There was something a little underwhelming about Thursday’s announcements from Haas. Mick Schumacher was expelled from Formula 1 after just two seasons; the 23-year-old losing his seat to Nico Hulkenberg.
Hulkenberg is a very good driver, but it seems slightly harsh to drop a driver so early in their career and replace him with a 35-year-old who has not had a full-time ride since 2019.
Schumacher had some very expensive crashes that were costly not just in terms of finances but his future hopes this year, the most dramatic coming in Saudi Arabia where he was airlifted to hospital and missed the race. That incident came as he was pushing to get his car into Q3 after having enjoyed a competitive start to the weekend.
At the season-opener, Kevin Magnussen’s quality shone through while Schumacher struggled to get comfortable with the new car, the German finished 11th while Magnussen stunned with a fifth place on his return. By the time Schumacher returned from his Saudi Arabia crash for the Australian GP, his teammate already had 12 points to his name.
Another crash in Monaco when he’d yet to score did not reflect well on Schumacher, and by then Magnussen was up to 15 points. But since that point things improved markedly, with the 2020 Formula 2 champion impressing in Silverstone and Austria, and outscoring Magnussen 12 points to 10 from the fifth round of the season onwards.
While such results can be misleading when points are scored intermittently, close qualifying performances on the whole also reflected better on Schumacher.
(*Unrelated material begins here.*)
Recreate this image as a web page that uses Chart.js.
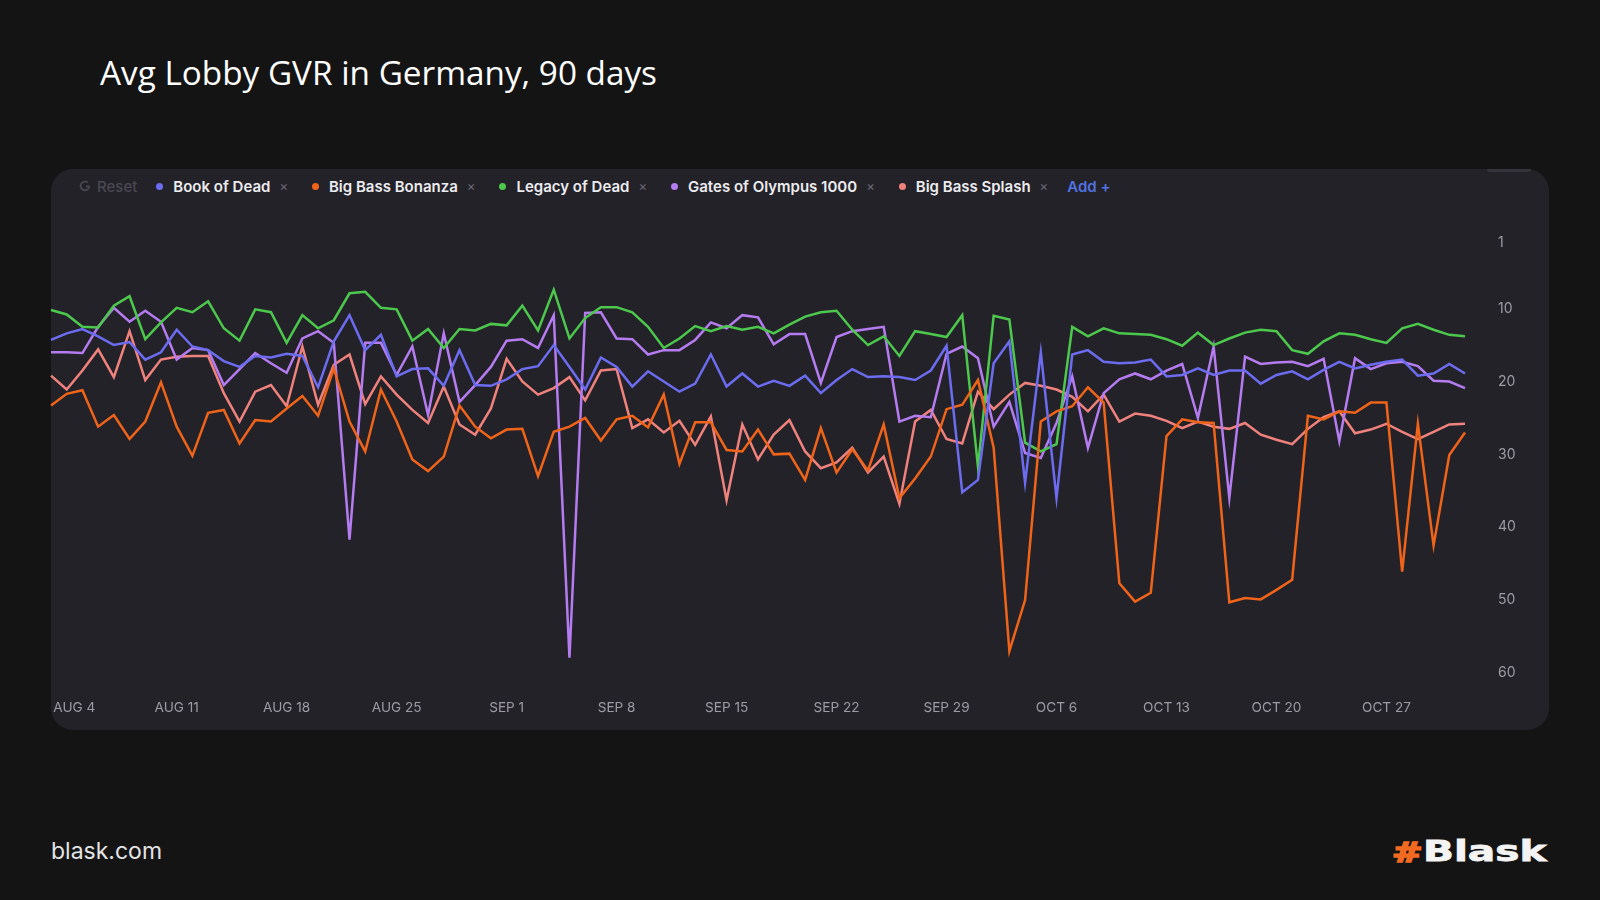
<!DOCTYPE html>
<html>
<head>
<meta charset="utf-8">
<title>Avg Lobby GVR in Germany, 90 days</title>
<script src="https://cdn.jsdelivr.net/npm/chart.js@4.4.1/dist/chart.umd.min.js"></script>
<style>
  html, body { margin: 0; padding: 0; }
  body {
    width: 1600px; height: 900px; overflow: hidden; position: relative;
    background: #141414; font-family: Inter, "Noto Sans", sans-serif;
  }
  #title {
    position: absolute; left: 100px; top: 55px; white-space: nowrap;
    font-family: "Open Sans", sans-serif; font-size: 33.3px; line-height: 34px; color: #ffffff;
  }
  #card {
    position: absolute; left: 51px; top: 169px; width: 1498px; height: 561px;
    background: #242229; border-radius: 22px;
  }
  #tab {
    position: absolute; left: 1487px; top: 169px; width: 44px; height: 3px;
    background: #34323a; border-radius: 0 0 3px 3px;
  }
  #legend {
    position: absolute; left: 79px; top: 176px; height: 20px;
    display: flex; align-items: center; white-space: nowrap;
    font-size: 15px; font-weight: 600; color: #ececf0;
  }
  #legend .reset { display: flex; align-items: center; color: #4a4852; font-weight: 500; margin-right: 19px; }
  #legend .reset svg { margin-right: 6px; }
  #legend .item { display: flex; align-items: center; margin-right: 24px; }
  #legend .item i { display: block; width: 7px; height: 7px; border-radius: 50%; margin-right: 10px; }
  #legend .item b { color: #6b6973; font-weight: 400; font-size: 13px; margin-left: 9px; }
  #legend .add { color: #5173e0; margin-left: -5px; }
  #chartBox { position: absolute; left: 0; top: 169px; width: 1549px; height: 561px; }
  #site {
    position: absolute; left: 51px; top: 840px; font-size: 23px; line-height: 23px;
    color: #e4e4e4; font-family: Inter, sans-serif;
  }
  #hash, #brand {
    position: absolute; font-family: "DejaVu Sans", sans-serif; font-weight: bold;
    transform: scaleX(1.4); transform-origin: left center; white-space: nowrap;
  }
  #hash { left: 1392px; top: 840px; font-size: 26px; line-height: 26px; color: #f26a21; -webkit-text-stroke: 1.6px #f26a21; }
  #brand { left: 1423px; top: 837px; font-size: 29px; line-height: 29px; color: #f4f4f4; -webkit-text-stroke: 0.8px #f4f4f4; }
</style>
</head>
<body>
<div id="title">Avg Lobby GVR in Germany, 90 days</div>
<div id="card"></div>
<div id="tab"></div>
<div id="legend"></div>
<div id="chartBox"><canvas id="chart"></canvas></div>
<div id="site">blask.com</div>
<div id="hash">#</div>
<div id="brand">Blask</div>

<script>
"use strict";

// 91 daily points, Aug 3 -> Nov 1 (avg lobby position, 1 = top)
const firstDay = new Date(2025, 7, 3);
const days = [];
for (let i = 0; i < 91; i++) {
    let d = new Date(firstDay);
    d.setDate(firstDay.getDate() + i);
    days.push(d.toISOString().slice(0, 10));
}

// axis ticks
const xTickLabels = ["AUG 4", "AUG 11", "AUG 18", "AUG 25", "SEP 1", "SEP 8", "SEP 15",
                     "SEP 22", "SEP 29", "OCT 6", "OCT 13", "OCT 20", "OCT 27"];
const firstTickIdx = 1; // AUG 4 is the 2nd day
const yTicks = [1, 10, 20, 30, 40, 50, 60];

// series
const seriesNames = ["Book of Dead", "Big Bass Bonanza", "Legacy of Dead", "Gates of Olympus 1000", "Big Bass Splash"];
const seriesColors = ["#6c6cf0", "#f06419", "#4cc84c", "#b47cf0", "#f0827d"];

const bookOfDead = [
    14.3, 13.4, 12.8, 13.8, 15.0, 14.6, 17.0, 16.0, 12.9, 15.2,
    15.7, 17.2, 18.0, 16.5, 16.7, 16.2, 16.5, 20.8, 14.5, 10.9,
    15.7, 13.6, 19.3, 18.3, 18.2, 20.6, 15.7, 20.5, 20.6, 19.7,
    18.3, 17.9, 15.0, 18.0, 21.1, 16.7, 18.0, 20.7, 18.6, 20.0,
    21.4, 20.3, 16.3, 20.7, 18.9, 20.7, 19.9, 20.6, 19.2, 21.6,
    19.8, 18.3, 19.4, 19.3, 19.4, 19.8, 18.5, 15.1, 35.2, 33.5,
    17.5, 14.5, 33.9, 16.0, 36.0, 16.3, 15.7, 17.3, 17.5, 17.4,
    17.0, 19.3, 19.1, 18.2, 19.1, 18.5, 18.5, 20.3, 19.1, 18.6,
    19.7, 18.4, 17.3, 18.2, 17.7, 17.3, 17.0, 19.2, 18.9, 17.6,
    18.9
];
const bigBassBonanza = [
    23.3, 21.7, 21.2, 26.2, 24.6, 27.9, 25.5, 20.1, 26.2, 30.2,
    24.3, 23.9, 28.5, 25.3, 25.5, 23.7, 22.0, 24.7, 18.2, 25.5,
    29.6, 21.1, 25.5, 30.7, 32.3, 30.3, 23.3, 26.2, 27.8, 26.6,
    26.5, 33.0, 26.9, 26.2, 25.0, 28.1, 25.2, 24.7, 26.3, 21.8,
    31.3, 25.6, 25.6, 29.4, 29.6, 26.6, 30.0, 29.9, 33.5, 26.4,
    32.5, 29.3, 32.2, 25.9, 36.0, 33.3, 30.3, 23.8, 23.2, 19.8,
    29.1, 57.0, 50.0, 25.5, 24.1, 23.4, 20.8, 22.9, 47.7, 50.2,
    49.0, 27.5, 25.2, 25.6, 25.7, 50.3, 49.7, 49.9, 48.6, 47.2,
    24.7, 25.2, 24.1, 24.3, 22.9, 22.9, 46.1, 25.8, 42.5, 30.1,
    27.0
];
const legacyOfDead = [
    10.2, 10.8, 12.5, 12.6, 9.6, 8.3, 14.2, 11.9, 9.9, 10.5,
    9.0, 12.7, 14.4, 10.1, 10.5, 14.7, 10.9, 12.7, 11.6, 7.9,
    7.7, 9.9, 10.1, 14.4, 12.8, 15.4, 12.8, 13.0, 12.1, 12.3,
    9.6, 13.0, 7.4, 14.1, 11.3, 9.8, 9.8, 10.5, 12.5, 15.4,
    14.1, 12.4, 13.1, 12.4, 12.9, 12.5, 13.4, 12.2, 11.1, 10.5,
    10.3, 12.9, 15.0, 13.8, 16.5, 13.1, 13.5, 13.9, 10.9, 31.7,
    11.0, 11.5, 28.4, 29.6, 28.6, 12.5, 13.8, 12.7, 13.4, 13.5,
    13.6, 14.2, 15.1, 13.3, 15.0, 14.1, 13.3, 12.9, 13.1, 15.7,
    16.2, 14.5, 13.4, 13.6, 14.2, 14.7, 12.7, 12.1, 12.9, 13.6,
    13.8
];
const gatesOfOlympus = [
    16.0, 16.0, 16.1, 12.5, 9.9, 11.8, 10.3, 11.8, 17.0, 15.4,
    15.7, 20.5, 18.3, 16.1, 17.5, 18.8, 14.1, 13.1, 14.7, 41.7,
    14.7, 14.7, 19.1, 15.2, 24.6, 13.4, 22.8, 20.5, 18.0, 14.4,
    14.2, 15.4, 10.9, 57.9, 10.6, 10.5, 14.1, 14.2, 16.3, 15.7,
    15.7, 14.3, 11.9, 12.7, 10.9, 11.2, 14.9, 13.5, 13.5, 20.2,
    13.9, 13.1, 12.8, 12.5, 25.5, 24.7, 24.9, 16.2, 15.2, 16.8,
    26.2, 22.8, 29.8, 30.5, 25.7, 19.3, 29.1, 21.6, 19.7, 18.9,
    19.7, 18.5, 17.6, 25.0, 15.2, 36.0, 16.6, 17.6, 17.4, 17.3,
    17.9, 16.9, 28.2, 16.8, 18.3, 17.5, 17.3, 17.9, 19.9, 20.0,
    20.9
];
const bigBassSplash = [
    19.2, 21.1, 18.5, 15.6, 19.4, 13.1, 19.8, 17.0, 16.6, 16.5,
    16.5, 21.6, 25.5, 21.4, 20.5, 23.4, 15.2, 23.2, 17.7, 16.3,
    23.1, 19.3, 21.8, 23.9, 25.7, 20.7, 25.9, 27.3, 23.7, 16.9,
    20.0, 21.8, 20.9, 19.4, 22.6, 18.5, 18.3, 26.4, 25.2, 27.0,
    25.4, 28.7, 24.8, 36.3, 25.9, 30.7, 27.3, 25.3, 29.6, 31.9,
    31.1, 29.1, 32.5, 30.3, 36.8, 25.5, 23.9, 27.9, 28.5, 21.4,
    23.8, 21.8, 20.2, 20.6, 21.1, 22.1, 24.1, 21.8, 25.5, 24.4,
    24.7, 25.4, 26.4, 25.5, 26.2, 26.5, 25.7, 27.3, 28.0, 28.6,
    26.5, 24.9, 24.1, 27.1, 26.6, 25.8, 26.9, 27.9, 26.9, 25.9,
    25.8
];
const seriesData = [bookOfDead, bigBassBonanza, legacyOfDead, gatesOfOlympus, bigBassSplash];

// legend row (html, like the dashboard)
let legend = document.getElementById("legend");
let html = '<span class="reset"><svg width="12" height="12" viewBox="0 0 12 12">' +
    '<path d="M10.4 6.3A4.4 4.4 0 1 1 8.9 2.6" fill="none" stroke="#4a4852" stroke-width="1.7"/>' +
    '<path d="M7 6.4h3.6" stroke="#4a4852" stroke-width="1.7"/></svg>Reset</span>';
seriesNames.forEach((name, i) => {
    html += '<span class="item"><i style="background:' + seriesColors[i] + '"></i>' + name + '<b>\u00d7</b></span>';
});
html += '<span class="add">Add +</span>';
legend.innerHTML = html;

const ctx = document.getElementById("chart").getContext("2d");
new Chart(ctx, {
    type: "line",
    data: {
        labels: days,
        datasets: seriesNames.map((name, i) => ({
            label: name,
            data: seriesData[i],
            borderColor: seriesColors[i],
            backgroundColor: seriesColors[i],
            borderWidth: 2.5,
            pointRadius: 0,
            tension: 0,
            fill: false
        }))
    },
    options: {
        responsive: true,
        maintainAspectRatio: false,
        animation: false,
        layout: { padding: { left: 51, top: 74, right: 0, bottom: 0 } },
        plugins: { legend: { display: false }, tooltip: { enabled: false } },
        scales: {
            x: {
                type: "category",
                grid: { display: false, drawTicks: false },
                border: { display: false },
                afterBuildTicks: s => { s.ticks = xTickLabels.map((l, k) => ({ value: firstTickIdx + 7 * k })); },
                afterFit: s => { s.height = 57; },
                ticks: {
                    autoSkip: false, maxRotation: 0, padding: 27,
                    color: "#9d9ba5", font: { family: "Inter", size: 13.6 },
                    // first label sits inside the card edge
                    callback: (v, i) => i === 0 ? "    " + xTickLabels[0] : xTickLabels[i]
                }
            },
            y: {
                position: "right",
                reverse: true,
                min: 1,
                max: 60,
                grid: { display: false, drawTicks: false },
                border: { display: false },
                afterBuildTicks: s => { s.ticks = yTicks.map(v => ({ value: v })); },
                afterFit: s => { s.width = 84; },
                ticks: { padding: 33, color: "#9d9ba5", font: { family: "Inter", size: 14 } }
            }
        }
    }
});
</script>
</body>
</html>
But he needed to do more.
A crash in practice at Suzuka was terribly timed, but the real problem was that he just wasn’t taking the opportunities that were presenting themselves in races. A decision might have been made by then, but his qualifying performance in Brazil shows how fine margins in F1 can lead to hugely different outcomes.
I still believed that Schumacher offered a good option for Haas simply on the basis that he was improving, and the team had gone through the hard yards with him as a rookie – and then early this year – and was starting to see a return on that effort. But a lack of overall engagement with the team in his first season was lingering in the memory, much like two of the team’s previous drivers.
When Magnussen was first at Haas, he and Romain Grosjean often pulled out big results when they were on offer. Granted, they were seen less and less frequently as the team’s performance declined, and there were costly mistakes then too, but Steiner was always aware of the strength of his driver line-up and the way Magnussen and Grosjean pushed each other.
And now the reason Haas has gone for Hulkenberg is clear. It wants a known quantity.
Schumacher is still learning his trade and was up-and-down, but the team is back on the up and Steiner wants to know where it still needs to improve. The score between Schumacher and Magnussen led to suggestions that perhaps the Dane wasn’t being pushed hard enough at all times, and that a more consistent and proven teammate would address that.
Hulkenberg has certainly shown the motivation for his return, lobbying Steiner hard and even putting together presentations showing what he could do for the team. And while he might not have a podium to his name in 181 starts, he averages nearly three points a race despite having spent his career solely in midfield teams, showing his tendency to pick up top 10s on a regular basis.
His three seasons on the sidelines might plant a seed of doubt, but Haas can be pretty confident that if the car is good enough for points, Hulkenberg will deliver. And if he doesn’t, then Magnussen should.
Schumacher still has the potential to keep improving and become a stronger all-round driver worthy of an F1 seat, but Hulkenberg provided more of a sure thing in that regard, and the experience to help maintain the team’s momentum after such a big step forward this year compared to the previous two.
It might not be all that exciting an appointment, but that’s not what Haas is looking for right now. In such a competitive midfield, the youngest team on the grid still heavily values experience, and as harsh as it may seem for Schumacher, that’s something he obviously won’t have for a few more years.